- Recorded data -
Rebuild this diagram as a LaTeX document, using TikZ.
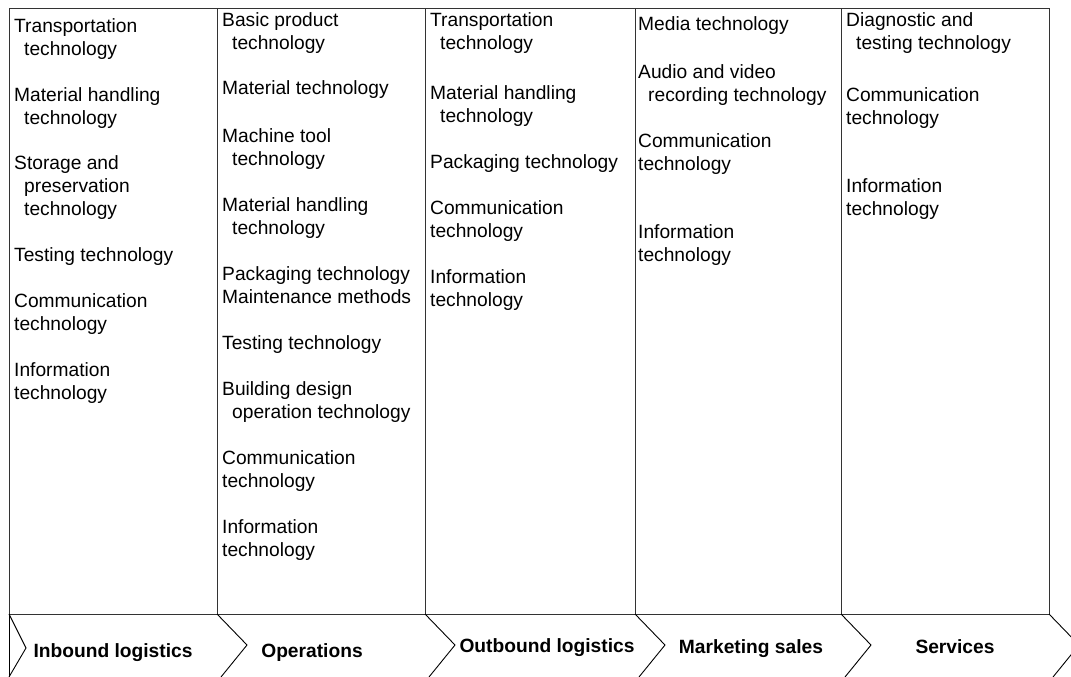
\documentclass[tikz,border=0pt]{standalone}
\usepackage{fontspec}
\setmainfont{Liberation Sans}
\begin{document}
\begin{tikzpicture}[x=1pt,y=-1pt,
  frame/.style={draw=black!80, line width=1pt},
  chev/.style={draw=black, line width=0.9pt, line join=miter},
  item/.style={anchor=base west, inner sep=0pt, align=left, font=\fontsize{19.2}{23}\selectfont},
  stage/.style={anchor=base, inner sep=0pt, font=\fontsize{19.2}{23}\selectfont\bfseries}]
\newcommand{\ind}{\hspace*{10pt}}
\useasboundingbox (0,0) rectangle (1071,677);
\clip (0,0) rectangle (1071,677);
\fill[white] (0,0) rectangle (1071,677);
% frame
\coordinate (tl) at (9,9);
\coordinate (br) at (1049,614);
\draw[frame] (tl) rectangle (br);
\foreach \x/\n in {217/a,425/b,635/c,841/d}{
  \coordinate (t\n) at (\x,9);
  \coordinate (b\n) at (\x,614);
  \draw[frame] (t\n) -- (b\n);
}
% chevrons
\draw[chev] (9,614) -- (9,677);
\draw[chev] (9,614) -- (26,648) -- (9,677);
\foreach \x in {217,425,635,841,1049}{
  \draw[chev] (\x,614) -- (\x+30,645) -- (\x+4,677);
}
% (node positions give the baseline of the LAST line of each item)
% column 1
\node[item] (i11) at (14,56) {Transportation\\\ind technology};
\node[item] (i12) at (14,124) {Material handling\\\ind technology};
\node[item] (i13) at (14,215) {Storage and\\\ind preservation\\\ind technology};
\node[item] (i14) at (14,261) {Testing technology};
\node[item] (i15) at (14,330) {Communication\\technology};
\node[item] (i16) at (14,399) {Information\\technology};
% column 2
\node[item] (i21) at (222,49) {Basic product\\\ind technology};
\node[item] (i22) at (222,95) {Material technology};
\node[item] (i23) at (222,165) {Machine tool\\\ind technology};
\node[item] (i24) at (222,234) {Material handling\\\ind technology};
\node[item] (i25) at (222,303) {Packaging technology\\Maintenance methods};
\node[item] (i26) at (222,349) {Testing technology};
\node[item] (i27) at (222,418) {Building design\\\ind operation technology};
\node[item] (i28) at (222,487) {Communication\\technology};
\node[item] (i29) at (222,556) {Information\\technology};
% column 3
\node[item] (i31) at (430,49) {Transportation\\\ind technology};
\node[item] (i32) at (430,122) {Material handling\\\ind technology};
\node[item] (i33) at (430,168) {Packaging technology};
\node[item] (i34) at (430,237) {Communication\\technology};
\node[item] (i35) at (430,306) {Information\\technology};
% column 4
\node[item] (i41) at (638,31) {Media technology};
\node[item] (i42) at (638,101) {Audio and video\\\ind recording technology};
\node[item] (i43) at (638,170) {Communication\\technology};
\node[item] (i44) at (638,261) {Information\\technology};
% column 5
\node[item] (i51) at (846,49) {Diagnostic and\\\ind testing technology};
\node[item] (i52) at (846,124) {Communication\\technology};
\node[item] (i53) at (846,215) {Information\\technology};
% stages
\node[stage] (s1) at (113,657) {Inbound logistics};
\node[stage] (s2) at (312,657) {Operations};
\node[stage] (s3) at (547,652) {Outbound logistics};
\node[stage] (s4) at (751,653) {Marketing sales};
\node[stage] (s5) at (955,653) {Services};
\end{tikzpicture}
\end{document}
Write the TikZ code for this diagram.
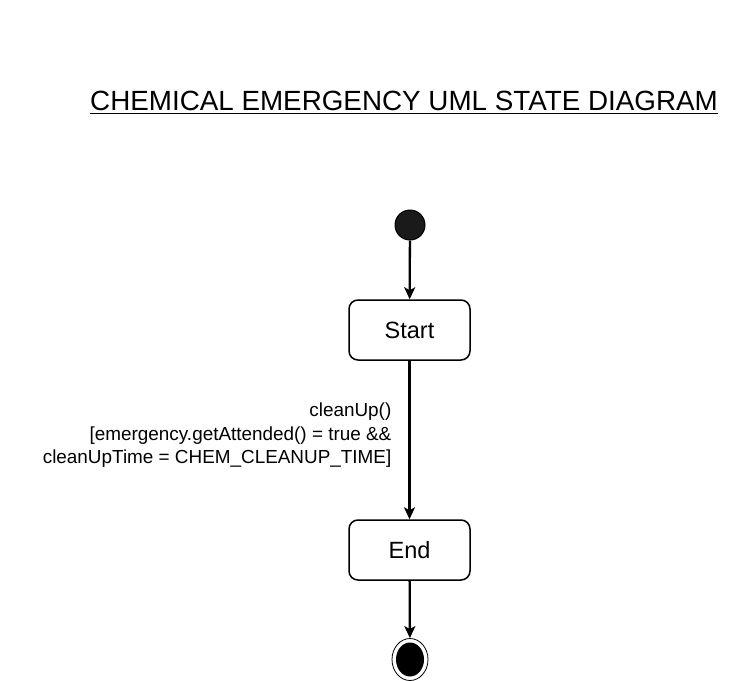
\documentclass[tikz,border=0pt]{standalone}
\usepackage{fontspec}
\setmainfont{Liberation Sans}
\usetikzlibrary{arrows.meta,shapes.geometric}
\definecolor{initfill}{HTML}{1A1A1A}
\begin{document}
\begin{tikzpicture}[x=1pt,y=-1pt,
  statebox/.style={draw=black, line width=1.5pt, rounded corners=9pt, minimum width=121pt, minimum height=60pt, inner sep=0pt, font=\fontsize{23.5}{28}\selectfont},
  conn/.style={line width=2.3pt, -{Stealth[length=12pt,width=11pt,inset=3pt]}},
  lbl/.style={font=\fontsize{18.9}{23.5}\selectfont, align=right, inner sep=0pt}
]
\useasboundingbox (0,0) rectangle (736,680);
\fill[white] (0,0) rectangle (736,680);
% title
\node[anchor=base west, inner sep=0pt, font=\fontsize{27.8}{33}\selectfont] (title) at (90,110) {CHEMICAL EMERGENCY UML STATE DIAGRAM~};
\draw[line width=1.5pt] ([yshift=-3.5pt]title.base west) -- ([yshift=-3.5pt]title.base east);
% initial
\node[circle, draw=black, line width=1pt, fill=initfill, minimum size=30pt, inner sep=0pt] (init) at (410,225) {};
% states
\node[statebox] (start) at (409.5,330) {Start};
\node[statebox] (end) at (409.5,550) {End};
% final
\node[ellipse, draw=black, line width=0.8pt, fill=white, minimum width=36pt, minimum height=42pt, inner sep=0pt] (final) at (410,659.5) {};
\node[ellipse, fill=black, minimum width=28pt, minimum height=34pt, inner sep=0pt] (finalin) at (final.center) {};
% connectors
\draw[conn] (init) -- (start);
\draw[conn] (start) -- node[lbl, anchor=east, pos=0.47, xshift=-17pt] {cleanUp()\\{[}emergency.getAttended() = true \&\&\\cleanUpTime = CHEM\_CLEANUP\_TIME]} (end);
\draw[conn] (end) -- (final);
\end{tikzpicture}
\end{document}
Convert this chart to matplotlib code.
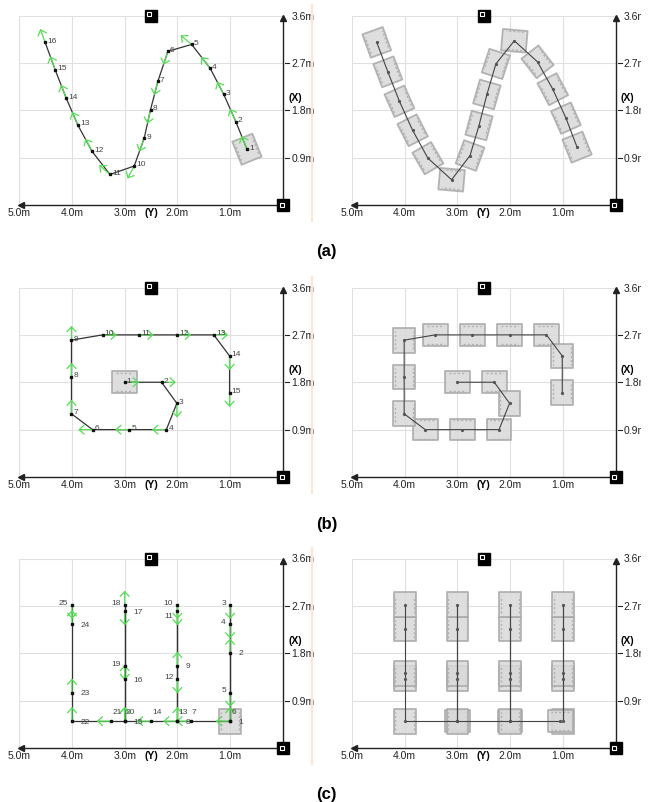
import numpy as np
import matplotlib
matplotlib.use('Agg')
import matplotlib.pyplot as plt
from matplotlib.patches import Polygon, Rectangle
from matplotlib.lines import Line2D

plt.rcParams['font.family'] = ['Liberation Sans', 'DejaVu Sans']

# axis ticks (metres)
y_ticks = [5.0, 4.0, 3.0, 2.0, 1.0]
x_ticks = [0.9, 1.8, 2.7, 3.6]

# (a) sine path: waypoints (Y, X, heading deg) and executed robot poses
a_wp_y = [0.68, 0.89, 1.12, 1.38, 1.73, 2.18, 2.37, 2.51, 2.63, 2.82, 3.28, 3.62, 3.89, 4.11, 4.32, 4.51]
a_wp_x = [1.06, 1.58, 2.10, 2.60, 3.05, 2.92, 2.35, 1.81, 1.27, 0.74, 0.58, 1.02, 1.52, 2.03, 2.57, 3.09]
a_wp_h = [68, 66, 62, 52, 40, -72, -75, -77, -70, -62, 41, 62, 67, 69, 70, 70]
a_run_y = [0.73, 0.94, 1.19, 1.48, 1.92, 2.27, 2.44, 2.59, 2.76, 3.11, 3.56, 3.85, 4.10, 4.32, 4.53]
a_run_x = [1.10, 1.65, 2.20, 2.72, 3.12, 2.68, 2.10, 1.51, 0.94, 0.48, 0.89, 1.42, 1.97, 2.53, 3.09]
a_run_h = [68, 66, 62, 52, 5, -72, -74, -75, -70, 5, 60, 63, 66, 69, 70]

# (b) spiral path
b_wp_y = [3.00, 2.30, 2.01, 2.21, 2.91, 3.61, 4.01, 4.01, 4.01, 3.42, 2.72, 2.01, 1.31, 1.01, 1.01]
b_wp_x = [1.80, 1.80, 1.40, 0.90, 0.90, 0.90, 1.20, 1.90, 2.60, 2.70, 2.70, 2.70, 2.70, 2.30, 1.60]
b_wp_h = [180, 180, -90, 0, 0, 0, 90, 90, 90, 180, 180, 180, 180, -90, -90]

# (c) comb path
c_wp_y = [1.0, 1.0, 1.0, 1.0, 1.0, 1.0, 1.75, 2.0, 2.0, 2.0, 2.0, 2.0, 2.0, 2.5,
          3.0, 3.0, 3.0, 3.0, 3.0, 3.0, 3.26, 4.0, 4.0, 4.0, 4.0]
c_wp_x = [0.51, 1.81, 2.72, 2.35, 1.05, 0.51, 0.51, 0.51, 1.56, 2.72, 2.60, 1.31, 0.51, 0.51,
          0.51, 1.31, 2.60, 2.72, 1.56, 0.51, 0.51, 0.51, 1.05, 2.35, 2.72]
c_wp_h = [90, 90, -90, -90, -90, 0, 0, 0, 90, -90, -90, -90, 90, 0,
          90, 90, -90, 90, -90, 90, 0, 90, 90, 90, -90]
c_run_y = [1.0, 1.0, 1.0, 1.0, 1.0, 1.05, 2.0, 2.0, 2.0, 2.0, 2.0, 2.0,
           3.0, 3.0, 3.0, 3.0, 3.0, 3.0, 4.0, 4.0, 4.0, 4.0, 4.0]
c_run_x = [0.51, 1.32, 1.42, 2.26, 2.72, 0.51, 0.51, 0.51, 1.32, 1.42, 2.26, 2.72,
           0.51, 0.51, 1.32, 1.42, 2.26, 2.72, 0.51, 1.32, 1.42, 2.26, 2.72]
c_run_h = [90, 90, 90, 90, 90, 0, 0, 90, 90, 90, 90, 90,
           0, 90, 90, 90, 90, 90, 90, 90, 90, 90, 90]

captions = ['(a)', '(b)', '(c)']

# label placement for (c): r = right, l = left, u = above, m = left and lower
c_lab = ['r', 'r', 'l', 'l', 'l', 'u', 'u', 'r', 'r', 'l', 'm', 'l', 'u', 'u',
         'r', 'r', 'r', 'l', 'l', 'u', 'u', 'r', 'r', 'r', 'l']

GREEN = '#55dd55'
BOX_L, BOX_W = 0.47, 0.41

W, H = 653, 803
fig = plt.figure(figsize=(W / 100, H / 100), dpi=100)


def add_ax(left_px, zero_px):
    return fig.add_axes([left_px / W, (H - zero_px) / H, 263.5 / W, 189.5 / H])


def frame(ax):
    ax.set_xlim(5.0, 0)
    ax.set_ylim(0, 3.6)
    ax.axis('off')
    for y in [4.0, 3.0, 2.0, 1.0]:
        ax.plot([y, y], [0, 3.6], color='#e0e0e0', lw=0.8, zorder=0)
    for x in [0.9, 1.8, 2.7]:
        ax.plot([5, 0], [x, x], color='#e0e0e0', lw=0.8, zorder=0)
    ax.plot([5, 5], [0, 3.6], color='#e0e0e0', lw=0.8, zorder=0)
    ax.plot([5, 0], [3.6, 3.6], color='#e0e0e0', lw=0.8, zorder=0)
    # main axes with arrows
    ax.plot([0, 0], [0, 3.55], color='#222222', lw=1.0, clip_on=False)
    ax.plot([0], [3.56], marker='^', ms=4, color='#222222', clip_on=False)
    ax.plot([0, 4.95], [0, 0], color='#222222', lw=1.0, clip_on=False)
    ax.plot([4.97], [0], marker='<', ms=4, color='#222222', clip_on=False)
    for x in x_ticks:
        if x < 3.6:
            ax.plot([-0.05, -0.12], [x, x], color='#222222', lw=0.8, clip_on=False)
        ax.text(-0.16, x, f'{x}m', ha='left', va='center', fontsize=7.5,
                color='#222222', clip_on=False)
    for y in y_ticks:
        ax.text(y, -0.14, f'{y:.1f}m', ha='center', va='center', fontsize=7.5,
                color='#222222', clip_on=False)
    ax.text(2.5, -0.13, '(Y)', ha='center', va='center', fontsize=7.5,
            fontweight='bold', clip_on=False)
    ax.text(-0.10, 2.05, '(X)', ha='left', va='center', fontsize=7.5,
            fontweight='bold', clip_on=False)
    # small icons
    ax.plot([2.5], [3.6], marker='s', ms=8, color='black', clip_on=False, zorder=6)
    ax.plot([2.53], [3.63], marker='s', ms=3.5, mfc='none', mec='white', mew=0.8,
            clip_on=False, zorder=7)
    ax.plot([0], [0], marker='s', ms=8, color='black', clip_on=False, zorder=6)
    ax.plot([0.02], [0.0], marker='s', ms=3.5, mfc='none', mec='white', mew=0.8,
            clip_on=False, zorder=7)


def robot(ax, y, x, h, alpha=0.85):
    t = np.radians(h)
    f = np.array([np.cos(t), np.sin(t)])
    s = np.array([-np.sin(t), np.cos(t)])
    c = np.array([y, x])
    pts = [c + f * BOX_L / 2 + s * BOX_W / 2, c - f * BOX_L / 2 + s * BOX_W / 2,
           c - f * BOX_L / 2 - s * BOX_W / 2, c + f * BOX_L / 2 - s * BOX_W / 2]
    ax.add_patch(Polygon(pts, closed=True, facecolor='#d9d9d9', edgecolor='#a8a8a8',
                         lw=1.3, alpha=alpha, zorder=2, joinstyle='round'))
    for k in (1, -1):
        p0 = c + s * k * (BOX_W / 2 - 0.03) - f * BOX_L * 0.35
        p1 = c + s * k * (BOX_W / 2 - 0.03) + f * BOX_L * 0.35
        ax.plot([p0[0], p1[0]], [p0[1], p1[1]], color='#b2b2b2', lw=1.0,
                ls=(0, (1.5, 1.5)), zorder=2)


def heading(ax, y, x, h, L=0.27):
    t = np.radians(h)
    ax.annotate('', xy=(y + L * np.cos(t), x + L * np.sin(t)), xytext=(y, x),
                arrowprops=dict(arrowstyle='->,head_length=0.35,head_width=0.32',
                                color=GREEN, lw=0.9, shrinkA=0, shrinkB=0), zorder=4)


def plan(ax, ys, xs, hs, labels=None):
    ax.plot(ys, xs, color='#333333', lw=0.9, zorder=3)
    ax.plot(ys, xs, ls='none', marker='s', ms=2, color='#111111', zorder=5)
    for y, x, h in zip(ys, xs, hs):
        heading(ax, y, x, h)
    for i, (y, x) in enumerate(zip(ys, xs)):
        side = labels[i] if labels else 'd'
        if side == 'r':
            off, ha = (6, 0), 'left'
        elif side == 'l':
            off, ha = (-3, 2), 'right'
        elif side == 'm':
            off, ha = (-3, -3), 'right'
        elif side == 'u':
            off, ha = (1, 7), 'left'
        else:
            off, ha = (1.5, 1.5), 'left'
        ax.annotate(str(i + 1), (y, x), xytext=off, textcoords='offset points',
                    ha=ha, va='center', fontsize=6.0, color='#444444', zorder=6)
    robot(ax, ys[0], xs[0], hs[0])


def run(ax, ys, xs, hs, track_y=None, track_x=None):
    for y, x, h in zip(ys, xs, hs):
        robot(ax, y, x, h)
    ty = ys if track_y is None else track_y
    tx = xs if track_x is None else track_x
    ax.plot(ty, tx, color='#444444', lw=0.8, zorder=3)
    ax.plot(ys, xs, ls='none', marker='o', ms=1.3, color='#555555', zorder=4)


rows = [206, 478, 749]
axes = [(add_ax(19.3, r), add_ax(352, r)) for r in rows]
for la, ra in axes:
    frame(la)
    frame(ra)

plan(axes[0][0], a_wp_y, a_wp_x, a_wp_h)
run(axes[0][1], a_run_y, a_run_x, a_run_h)
plan(axes[1][0], b_wp_y, b_wp_x, b_wp_h)
run(axes[1][1], b_wp_y, b_wp_x, b_wp_h)
plan(axes[2][0], c_wp_y, c_wp_x, c_wp_h, labels=c_lab)
run(axes[2][1], c_run_y, c_run_x, c_run_h, track_y=c_wp_y, track_x=c_wp_x)

for r, cap in zip(rows, captions):
    fig.text(0.5, 1 - (r + 46) / H, cap, ha='center', va='center',
             fontsize=12, fontweight='bold')
    fig.add_artist(Line2D([311.5 / W, 311.5 / W], [1 - (r - 200) / H, 1 - (r + 16) / H],
                          color='#fbe6d0', lw=1.5))

# right edge of the source image is cropped
fig.add_artist(Rectangle((641 / W, 0), 12 / W, 1, facecolor='white',
                         edgecolor='none', zorder=20))

fig.savefig('out.png', dpi=100, facecolor='white')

- What you should do -
From the records above, quote word for word only the lines beginning at the line that has "Convert this chart to matplotlib code." and stopping after the line that has "x_ticks = [0.9, 1.8, 2.7, 3.6]". Omit the pictures.

- Exercise answer -
Convert this chart to matplotlib code.
import numpy as np
import matplotlib
matplotlib.use('Agg')
import matplotlib.pyplot as plt
from matplotlib.patches import Polygon, Rectangle
from matplotlib.lines import Line2D

plt.rcParams['font.family'] = ['Liberation Sans', 'DejaVu Sans']

# axis ticks (metres)
y_ticks = [5.0, 4.0, 3.0, 2.0, 1.0]
x_ticks = [0.9, 1.8, 2.7, 3.6]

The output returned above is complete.